Vice: When did you first pick up a camera?

Ashley Gilbertson:
I had been skateboarding for about a year, and I was really shit although I thought I was cool. I just learned how to ollie three stairs and I thought I was Mike fucking Carroll. At some point I asked my father to take a picture of me skating. He was sort of an amateur photographer so he bought me this little Ricoh SLR and I tried using the self-timer to take pictures of myself skating, but of course it didn’t work. So I started shooting my friends who were actually good at skating. By 16 or 17, I was a full-time skate photographer. I did a little news here and there but skating was my passion. The sense of knowing the decisive moment of when to shoot all comes from that experience. It’s important to get all the necessary information captured in a news picture, just like if someone’s flying down two flights of stairs, you have to depict all the technicality and risk involved in the execution.

There seems to be a continuity in your work—starting with skaters and hoodlums, moving on to refugees, and now documenting a nation that has been devastated by war. You’re drawn to outsiders.

There is a connection, without a doubt. These are subcultures on the fringes and in many ways they haven’t got their own voice. They are all marginalized, and the progression to Iraq was natural because I was giving more exposure to yet another group who I felt were misunderstood. Approaching things with an empathetic eye is really the main theme in all of my work.



But the transition from skate photographer to war correspondent must have been rough.

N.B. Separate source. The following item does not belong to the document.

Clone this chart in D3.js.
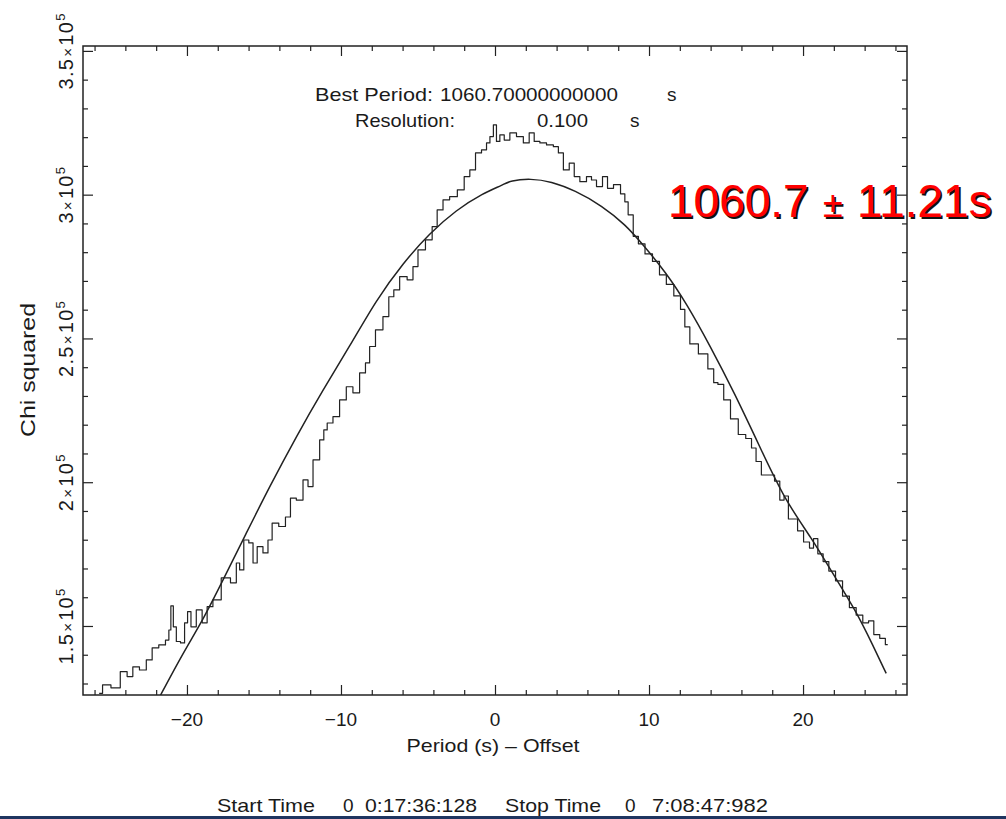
<!DOCTYPE html>
<html>
<head>
<meta charset="utf-8">
<script src="https://cdn.jsdelivr.net/npm/d3@7"></script>
<style>
  body { margin: 0; background: #fff; }
  svg { display: block; }
  text { font-family: "Liberation Sans", Arial, sans-serif; fill: #1a1a1a; }
</style>
</head>
<body>
<svg id="chart" width="1006" height="819"></svg>
<script>
// Period search: chi-squared versus trial period (offset from 1060 s)
const periodOffset = [
  -25.70, -25.26, -24.61, -24.05, -23.72, -23.31, -22.86, -22.42, -22.10, -21.56,
  -21.23, -21.12, -20.97, -20.80, -20.58, -20.26, -20.05, -19.87, -19.61, -19.18,
  -18.85, -18.53, -18.10, -17.45, -16.90, -16.69, -16.47, -16.15, -15.82, -15.60,
  -15.28, -14.85, -14.63, -14.31, -13.77, -13.44, -13.12, -12.68, -12.25, -12.03,
  -11.60, -11.17, -11.06, -10.73, -10.31, -9.87, -9.44, -9.01, -8.57, -8.25,
  -8.03, -7.49, -7.06, -6.73, -6.41, -5.97, -5.44, -5.21, -4.79, -4.24,
  -3.92, -3.59, -3.16, -2.73, -2.16, -1.84, -1.43, -1.10, -0.65, -0.45,
  -0.21, 0.00, 0.19, 0.44, 0.76, 1.17, 1.62, 2.06, 2.38, 2.71,
  3.12, 3.57, 4.01, 4.22, 4.66, 4.98, 5.31, 5.71, 6.17, 6.36,
  6.82, 7.14, 7.47, 7.92, 8.38, 8.48, 8.81, 9.14, 9.48, 10.00,
  10.45, 10.91, 11.34, 11.88, 12.21, 12.44, 12.86, 13.55, 14.09, 14.31,
  14.64, 15.06, 15.52, 16.07, 16.49, 16.82, 17.08, 17.51, 17.92, 18.38,
  18.60, 18.94, 19.16, 19.48, 19.81, 20.26, 20.58, 20.78, 21.14, 21.47,
  21.88, 22.34, 22.79, 23.23, 23.67, 24.09, 24.42, 24.77, 25.19, 25.50
];
const chiSquared = [
  126600, 129500, 128500, 134100, 132400, 135800, 134700, 138200, 142400, 143400,
  145100, 148600, 157000, 149700, 144600, 144100, 151100, 155000, 149700, 155600,
  151100, 156700, 159100, 166700, 165000, 171900, 169500, 179900, 178900, 171900,
  177600, 175400, 179900, 185800, 184600, 187900, 194500, 193800, 200800, 198500,
  207800, 214700, 218200, 220600, 222800, 228600, 233200, 231100, 238000, 241500,
  247200, 253000, 257600, 264500, 266900, 271500, 270400, 275000, 280800, 284300,
  288900, 294700, 298200, 299300, 301700, 306300, 308600, 314500, 315600, 318000,
  320200, 324300, 318500, 320800, 319000, 321500, 320200, 318000, 321500, 318500,
  318000, 317300, 316700, 314500, 308600, 311000, 306300, 304500, 306300, 305100,
  302800, 306300, 302200, 303500, 300300, 297500, 293000, 285500, 282900, 279400,
  276800, 272100, 268800, 264800, 260100, 254000, 248100, 244600, 239400, 234600,
  234000, 228600, 222000, 216600, 215200, 211900, 207200, 202500, 202500, 200400,
  193800, 195200, 187200, 187200, 183100, 179200, 177100, 180400, 175100, 172400,
  169100, 165700, 160400, 156400, 153800, 151100, 151800, 147000, 145700, 143500
];

// Fitted profile through the chi-squared peak
const fitOffset = [
  -21.77, -20.26, -18.96, -17.66, -16.15, -14.63, -12.90, -11.17, -9.44, -7.71,
  -5.97, -4.24, -2.51, -0.78, 0.52, 0.99, 2.32, 3.64, 5.18, 6.94,
  8.48, 9.58, 11.12, 12.44, 13.98, 15.52, 17.29, 18.82, 20.58, 21.91,
  23.45, 24.55, 25.40
];
const fitChiSquared = [
  125400, 140600, 152100, 166000, 182300, 198500, 215900, 232100, 247200, 263400,
  276200, 286600, 294700, 300500, 303400, 304900, 305600, 304600, 301500, 296200,
  289500, 282800, 272800, 262100, 247300, 231300, 211200, 193800, 180400, 168400,
  155100, 143100, 133500
];

const xMajorTicks = [-20, -10, 0, 10, 20];
const xTickLabels = ["\u221220", "\u221210", "0", "10", "20"];
const yMajorTicks = [150000, 200000, 250000, 300000, 350000];
const yTickMantissa = ["1.5", "2", "2.5", "3", "3.5"];
const yTickExponent = "5";

const xAxisTitle = "Period (s) \u2013 Offset";
const yAxisTitle = "Chi squared";
const bestPeriodLine = ["Best Period:", "1060.70000000000", "s"];
const resolutionLine = ["Resolution:", "0.100", "s"];
const timeLine = ["Start Time", "0", "0:17:36:128", "Stop Time", "0", "7:08:47:982"];
const resultLabel = ["1060.7", "\u00b1", "11.21s"];

const svg = d3.select("#chart");
const W = 1006, H = 819;
svg.append("rect").attr("width", W).attr("height", H).attr("fill", "#fff");

const frame = { left: 83, right: 907, top: 46, bottom: 695 };
const x = d3.scaleLinear([-26.75, 26.75], [frame.left, frame.right]);
const y = d3.scaleLinear([126000, 351700], [frame.bottom, frame.top]);

const xMinorTicks = d3.range(-26, 27, 2).filter(v => !xMajorTicks.includes(v));
const yMinorTicks = d3.range(130000, 351000, 10000).filter(v => !yMajorTicks.includes(v));

const ink = "#222";

// Inward-pointing ticks on all four sides
function tickAxis(gen, values, size, tx, ty) {
  const g = svg.append("g")
    .attr("transform", `translate(${tx},${ty})`)
    .call(gen.tickValues(values).tickSizeInner(-size).tickSizeOuter(0).tickFormat(""));
  g.select(".domain").remove();
  g.selectAll(".tick line").attr("stroke", ink).attr("stroke-width", 1.2);
  return g;
}
tickAxis(d3.axisBottom(x), xMajorTicks, 10, 0, frame.bottom);
tickAxis(d3.axisBottom(x), xMinorTicks, 5, 0, frame.bottom);
tickAxis(d3.axisTop(x), xMajorTicks, 10, 0, frame.top);
tickAxis(d3.axisTop(x), xMinorTicks, 5, 0, frame.top);
tickAxis(d3.axisLeft(y), yMajorTicks, 10, frame.left, 0);
tickAxis(d3.axisLeft(y), yMinorTicks, 5, frame.left, 0);
tickAxis(d3.axisRight(y), yMajorTicks, 10, frame.right, 0);
tickAxis(d3.axisRight(y), yMinorTicks, 5, frame.right, 0);

svg.append("rect")
  .attr("x", frame.left).attr("y", frame.top)
  .attr("width", frame.right - frame.left).attr("height", frame.bottom - frame.top)
  .attr("fill", "none").attr("stroke", ink).attr("stroke-width", 1.5);

// X tick labels
svg.append("g").selectAll("text")
  .data(xMajorTicks)
  .join("text")
  .attr("x", d => x(d))
  .attr("y", 726)
  .attr("text-anchor", "middle")
  .attr("font-size", 19)
  .text((d, i) => xTickLabels[i]);

// Y tick labels, rotated, with power-of-ten notation
const yLab = svg.append("g").selectAll("text")
  .data(yMajorTicks)
  .join("text")
  .attr("transform", d => `translate(73,${y(d)}) rotate(-90)`)
  .attr("text-anchor", "middle")
  .attr("font-size", 20)
  .attr("letter-spacing", 1.3);
yLab.append("tspan").text((d, i) => yTickMantissa[i]);
yLab.append("tspan").attr("font-size", 15).attr("dx", 1).text("\u00d7");
yLab.append("tspan").attr("dx", 1).text("10");
yLab.append("tspan").attr("font-size", 13).attr("dy", -8).text(yTickExponent);

// Axis titles
svg.append("text")
  .attr("x", 493).attr("y", 752)
  .attr("text-anchor", "middle").attr("font-size", 19)
  .attr("textLength", 173).attr("lengthAdjust", "spacingAndGlyphs")
  .text(xAxisTitle);
svg.append("text")
  .attr("transform", "translate(35,370) rotate(-90)")
  .attr("text-anchor", "middle").attr("font-size", 20)
  .attr("textLength", 134).attr("lengthAdjust", "spacingAndGlyphs")
  .text(yAxisTitle);

// Header lines inside the plot, plus the time span underneath
const headerFont = 19;
function placeRow(parts, xs, widths, baseline) {
  parts.forEach((t, i) => {
    const el = svg.append("text")
      .attr("x", xs[i]).attr("y", baseline)
      .attr("font-size", headerFont)
      .text(t);
    if (widths[i]) el.attr("textLength", widths[i]).attr("lengthAdjust", "spacingAndGlyphs");
  });
}
placeRow(bestPeriodLine, [315, 440, 667], [118, 178, 0], 101);
placeRow(resolutionLine, [355, 537, 630], [100, 51, 0], 127);
placeRow(timeLine, [217, 343, 365, 505, 625, 652], [98, 0, 112, 96, 0, 116], 812);

// Data and fit curves
svg.append("clipPath").attr("id", "plotClip")
  .append("rect")
  .attr("x", frame.left).attr("y", frame.top)
  .attr("width", frame.right - frame.left).attr("height", frame.bottom - frame.top);

const stepLine = d3.line()
  .x((d, i) => x(periodOffset[i]))
  .y(d => y(d))
  .curve(d3.curveStep);
svg.append("path")
  .attr("clip-path", "url(#plotClip)")
  .attr("d", stepLine(chiSquared))
  .attr("fill", "none").attr("stroke", ink).attr("stroke-width", 1.2)
  .attr("stroke-linejoin", "round");

const fitLine = d3.line()
  .x((d, i) => x(fitOffset[i]))
  .y(d => y(d))
  .curve(d3.curveBasis);
svg.append("path")
  .attr("clip-path", "url(#plotClip)")
  .attr("d", fitLine(fitChiSquared))
  .attr("fill", "none").attr("stroke", ink).attr("stroke-width", 1.5);

// Result annotation with drop shadow
function resultText(dx, dy, color) {
  const t = svg.append("text")
    .attr("y", 217 + dy)
    .attr("font-size", 46)
    .style("fill", color);
  t.append("tspan").attr("x", 668 + dx).text(resultLabel[0]);
  t.append("tspan").attr("x", 823 + dx).attr("font-size", 36).text(resultLabel[1]);
  t.append("tspan").attr("x", 857 + dx).text(resultLabel[2]);
}
resultText(1.8, 1.8, "#111");
resultText(0, 0, "#ff0000");

// Bottom rule
svg.append("rect")
  .attr("x", 0).attr("y", 816).attr("width", W).attr("height", 3)
  .attr("fill", "#1f3560");
</script>
</body>
</html>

When I got my first big jobs it was a nightmare. I had no fucking idea what I was doing. A bureau has ten journalists who have to answer to an editor every single day. I had to file pictures when they wanted, not whenever I got around to it. At first they had me on these stories about infrastructure crap in Sadr City, where I had to photograph yet another pile of shit or some politician. I did a lot of that stuff because nobody else wanted it. Everyone was after a front-page story. Up until that point, the relationships I had with editors were pretty much one-on-one, but when you’re working with a paper that has 80 photographers around the world on any given day they don’t have time to call you to kiss your ass or shout at you.

Then all of a sudden the real war started. The invasion was kind of a cakewalk compared to what followed. I didn’t know about this until recently, but one of the first editors I worked with told me she had a photographer in the same place I was working. After filing his pictures he called her to say, “Keep an eye out for this Ashley guy’s pictures because he is absolutely fucking crazy. He is running around the battlefield as if there were no bullets.” I look back at myself then and it was really bad. I had no idea what I was doing—I probably should have died. I thought all these experienced war photographers were being pussies, when in fact I was a total lunatic running around without a helmet or flak jacket. So I wasn’t wholeheartedly accepted by the other photographers until 2004 in Kabul. Fallujah took place later that year, and now I’m like blood there.